Task prompt: Word for word, transcribe the lines below and drop the pictures.

[START OF Information provided]

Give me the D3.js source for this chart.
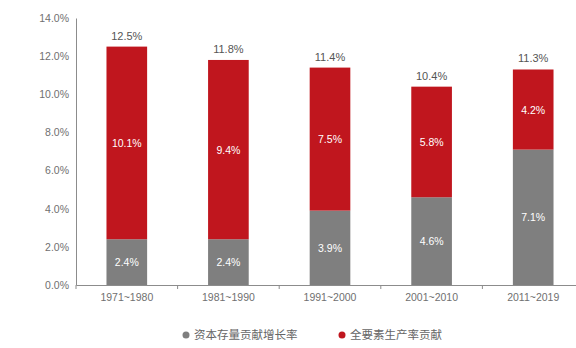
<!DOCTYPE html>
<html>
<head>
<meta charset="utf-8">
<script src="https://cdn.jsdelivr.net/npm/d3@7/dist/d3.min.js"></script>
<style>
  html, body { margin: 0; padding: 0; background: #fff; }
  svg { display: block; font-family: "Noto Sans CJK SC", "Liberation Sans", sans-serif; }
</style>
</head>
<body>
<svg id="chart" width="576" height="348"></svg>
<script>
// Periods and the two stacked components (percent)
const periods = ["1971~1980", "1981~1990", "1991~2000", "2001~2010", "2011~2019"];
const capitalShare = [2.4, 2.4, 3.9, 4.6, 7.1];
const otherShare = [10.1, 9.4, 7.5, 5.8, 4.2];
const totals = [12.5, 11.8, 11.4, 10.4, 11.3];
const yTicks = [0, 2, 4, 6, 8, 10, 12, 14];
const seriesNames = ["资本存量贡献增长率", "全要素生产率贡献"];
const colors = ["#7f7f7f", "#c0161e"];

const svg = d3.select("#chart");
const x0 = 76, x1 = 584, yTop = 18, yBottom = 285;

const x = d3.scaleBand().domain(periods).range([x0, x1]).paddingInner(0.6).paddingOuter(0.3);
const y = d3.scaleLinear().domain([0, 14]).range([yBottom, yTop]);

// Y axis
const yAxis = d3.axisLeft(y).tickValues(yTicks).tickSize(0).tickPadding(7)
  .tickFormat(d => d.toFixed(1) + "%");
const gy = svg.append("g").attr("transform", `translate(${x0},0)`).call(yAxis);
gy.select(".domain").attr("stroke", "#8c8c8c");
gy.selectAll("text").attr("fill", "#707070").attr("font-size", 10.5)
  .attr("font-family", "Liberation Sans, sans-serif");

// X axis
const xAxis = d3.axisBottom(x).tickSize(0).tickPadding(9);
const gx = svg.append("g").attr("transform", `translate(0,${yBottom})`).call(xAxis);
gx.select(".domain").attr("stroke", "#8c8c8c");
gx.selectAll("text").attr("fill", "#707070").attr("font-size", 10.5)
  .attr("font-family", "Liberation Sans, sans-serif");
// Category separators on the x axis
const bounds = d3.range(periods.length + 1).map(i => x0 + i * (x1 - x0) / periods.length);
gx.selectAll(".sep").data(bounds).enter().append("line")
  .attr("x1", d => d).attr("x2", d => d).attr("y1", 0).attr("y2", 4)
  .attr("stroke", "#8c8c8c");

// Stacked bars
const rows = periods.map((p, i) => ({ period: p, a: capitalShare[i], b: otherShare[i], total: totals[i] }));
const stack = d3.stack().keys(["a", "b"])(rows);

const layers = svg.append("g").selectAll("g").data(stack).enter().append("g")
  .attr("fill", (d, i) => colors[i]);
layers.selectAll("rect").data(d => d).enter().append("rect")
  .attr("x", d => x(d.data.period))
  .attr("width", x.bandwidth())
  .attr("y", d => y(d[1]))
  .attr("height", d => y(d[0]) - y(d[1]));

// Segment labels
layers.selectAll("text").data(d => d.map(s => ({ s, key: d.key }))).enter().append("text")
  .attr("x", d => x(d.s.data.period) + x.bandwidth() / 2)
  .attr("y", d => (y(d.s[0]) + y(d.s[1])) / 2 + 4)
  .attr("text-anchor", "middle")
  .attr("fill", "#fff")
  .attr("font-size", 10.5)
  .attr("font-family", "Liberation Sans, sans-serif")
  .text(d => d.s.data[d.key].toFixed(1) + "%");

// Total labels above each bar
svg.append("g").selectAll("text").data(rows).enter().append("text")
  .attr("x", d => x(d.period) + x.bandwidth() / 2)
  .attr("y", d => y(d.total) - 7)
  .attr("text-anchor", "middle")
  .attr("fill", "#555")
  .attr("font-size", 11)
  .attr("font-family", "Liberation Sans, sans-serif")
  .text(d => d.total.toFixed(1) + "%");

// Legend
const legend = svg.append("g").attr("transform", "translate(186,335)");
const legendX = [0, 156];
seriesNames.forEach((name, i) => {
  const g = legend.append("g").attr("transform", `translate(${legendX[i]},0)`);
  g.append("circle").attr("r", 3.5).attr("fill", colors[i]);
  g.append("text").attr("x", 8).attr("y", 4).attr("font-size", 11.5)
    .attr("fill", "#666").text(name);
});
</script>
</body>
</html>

[END OF Information provided]

Worked answer:
Give me the D3.js source for this chart.
<!DOCTYPE html>
<html>
<head>
<meta charset="utf-8">
<script src="https://cdn.jsdelivr.net/npm/d3@7/dist/d3.min.js"></script>
<style>
  html, body { margin: 0; padding: 0; background: #fff; }
  svg { display: block; font-family: "Noto Sans CJK SC", "Liberation Sans", sans-serif; }
</style>
</head>
<body>
<svg id="chart" width="576" height="348"></svg>
<script>
// Periods and the two stacked components (percent)
const periods = ["1971~1980", "1981~1990", "1991~2000", "2001~2010", "2011~2019"];
const capitalShare = [2.4, 2.4, 3.9, 4.6, 7.1];
const otherShare = [10.1, 9.4, 7.5, 5.8, 4.2];
const totals = [12.5, 11.8, 11.4, 10.4, 11.3];
const yTicks = [0, 2, 4, 6, 8, 10, 12, 14];
const seriesNames = ["资本存量贡献增长率", "全要素生产率贡献"];
const colors = ["#7f7f7f", "#c0161e"];

const svg = d3.select("#chart");
const x0 = 76, x1 = 584, yTop = 18, yBottom = 285;

const x = d3.scaleBand().domain(periods).range([x0, x1]).paddingInner(0.6).paddingOuter(0.3);
const y = d3.scaleLinear().domain([0, 14]).range([yBottom, yTop]);

// Y axis
const yAxis = d3.axisLeft(y).tickValues(yTicks).tickSize(0).tickPadding(7)
  .tickFormat(d => d.toFixed(1) + "%");
const gy = svg.append("g").attr("transform", `translate(${x0},0)`).call(yAxis);
gy.select(".domain").attr("stroke", "#8c8c8c");
gy.selectAll("text").attr("fill", "#707070").attr("font-size", 10.5)
  .attr("font-family", "Liberation Sans, sans-serif");

// X axis
const xAxis = d3.axisBottom(x).tickSize(0).tickPadding(9);
const gx = svg.append("g").attr("transform", `translate(0,${yBottom})`).call(xAxis);
gx.select(".domain").attr("stroke", "#8c8c8c");
gx.selectAll("text").attr("fill", "#707070").attr("font-size", 10.5)
  .attr("font-family", "Liberation Sans, sans-serif");
// Category separators on the x axis
const bounds = d3.range(periods.length + 1).map(i => x0 + i * (x1 - x0) / periods.length);
gx.selectAll(".sep").data(bounds).enter().append("line")
  .attr("x1", d => d).attr("x2", d => d).attr("y1", 0).attr("y2", 4)
  .attr("stroke", "#8c8c8c");

// Stacked bars
const rows = periods.map((p, i) => ({ period: p, a: capitalShare[i], b: otherShare[i], total: totals[i] }));
const stack = d3.stack().keys(["a", "b"])(rows);

const layers = svg.append("g").selectAll("g").data(stack).enter().append("g")
  .attr("fill", (d, i) => colors[i]);
layers.selectAll("rect").data(d => d).enter().append("rect")
  .attr("x", d => x(d.data.period))
  .attr("width", x.bandwidth())
  .attr("y", d => y(d[1]))
  .attr("height", d => y(d[0]) - y(d[1]));

// Segment labels
layers.selectAll("text").data(d => d.map(s => ({ s, key: d.key }))).enter().append("text")
  .attr("x", d => x(d.s.data.period) + x.bandwidth() / 2)
  .attr("y", d => (y(d.s[0]) + y(d.s[1])) / 2 + 4)
  .attr("text-anchor", "middle")
  .attr("fill", "#fff")
  .attr("font-size", 10.5)
  .attr("font-family", "Liberation Sans, sans-serif")
  .text(d => d.s.data[d.key].toFixed(1) + "%");

// Total labels above each bar
svg.append("g").selectAll("text").data(rows).enter().append("text")
  .attr("x", d => x(d.period) + x.bandwidth() / 2)
  .attr("y", d => y(d.total) - 7)
  .attr("text-anchor", "middle")
  .attr("fill", "#555")
  .attr("font-size", 11)
  .attr("font-family", "Liberation Sans, sans-serif")
  .text(d => d.total.toFixed(1) + "%");

// Legend
const legend = svg.append("g").attr("transform", "translate(186,335)");
const legendX = [0, 156];
seriesNames.forEach((name, i) => {
  const g = legend.append("g").attr("transform", `translate(${legendX[i]},0)`);
  g.append("circle").attr("r", 3.5).attr("fill", colors[i]);
  g.append("text").attr("x", 8).attr("y", 4).attr("font-size", 11.5)
    .attr("fill", "#666").text(name);
});
</script>
</body>
</html>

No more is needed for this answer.